Unfortunately, not all unions have taken leadership on such issues. Some labor groups have a history of replicating racism in their structures. In the 19th and early 20th centuries, craft unions — organizations of people who practiced particular skilled trades, such as joinery and pipefitting — served as hiring halls for laborers. Some adopted pervasive, often explicit policies of excluding workers of color. This legacy of discrimination continues to present challenges today, even as Latino and African-American workers account for a far greater share of the construction workforce.
Yet immigration reform offers a useful example for how labor’s changing complexion is resulting in policy changes. Up through the 1990s, racial tensions in organized labor arose around the immigration debate, with some union members expressing fear that more open borders would trigger an influx of dark-skinned immigrant workers coming to take their jobs. However, immigrant-driven service sector unions fought this trend within labor, and their consistent advocacy has created a sea change. For example, in 2000 the AFL-CIO finally reversed its historic position, taking a stand in favor of immigrant rights and adopting a resolution calling for citizenship for undocumented workers.
Toward solidarity for all
Today almost all unions support immigration reform with a pathway to citizenship for undocumented workers. This shift might be giving Trumka and the SEIU hope that organized labor is poised to be more aggressive on the issue of racial injustice as well. But there are still significant challenges. For instance, some police unions that do not belong to the AFL-CIO may try to counteract Trumka’s efforts to challenge police brutality. But the entrenched power of police unions is what makes Trumka’s speech in St. Louis even more important, according to labor organizer and scholar Douglas Williams. “[Consider] the fact that the Missouri Fraternal Order of Police (FOP) raised hundreds of thousands of dollars for Michael Brown’s murderer, and you see the importance of [Trumka’s] speech,” Williams told Colorlines last month. “When someone with the gravitas of Richard Trumka stands up and gives such an unequivocal endorsement of racial equality and working-class power, it is a signal that the FOP are the people who are out of line.”
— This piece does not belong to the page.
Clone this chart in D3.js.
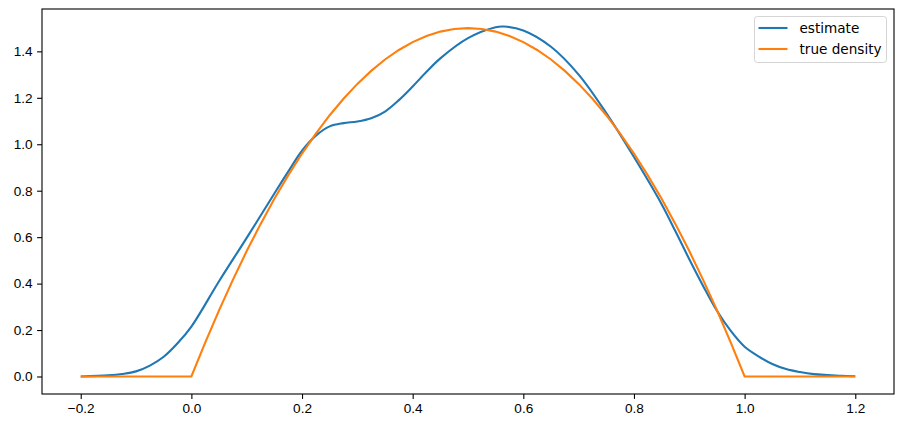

Ferguson October, a three-day protest in Missouri against police brutality and mass incarceration, brought out hundreds of union members calling for racial justice. An array of SEIU branches, the Chicago Teachers Union and the Coalition of Black Trade Unionists were among those that joined local labor groups in the weekend of sit-ins and rallies.
“This is the perfect opportunity for organized labor to get out the message of equality in the workplace,” Mike Louis, the president of the Missouri AFL-CIO, told The New York Times.
Trumka, Louis and other labor activists are right to insist that unions speak out against the racism that divides us. Today’s labor movement looks different from how it once did. And it thinks differently about issues such as immigration. By addressing the real harm that police brutality and hyperincarceration cause in African-American communities, unions can go even further in reclaiming the civil rights tradition that is part of their heritage — and in healing our country’s racial wounds.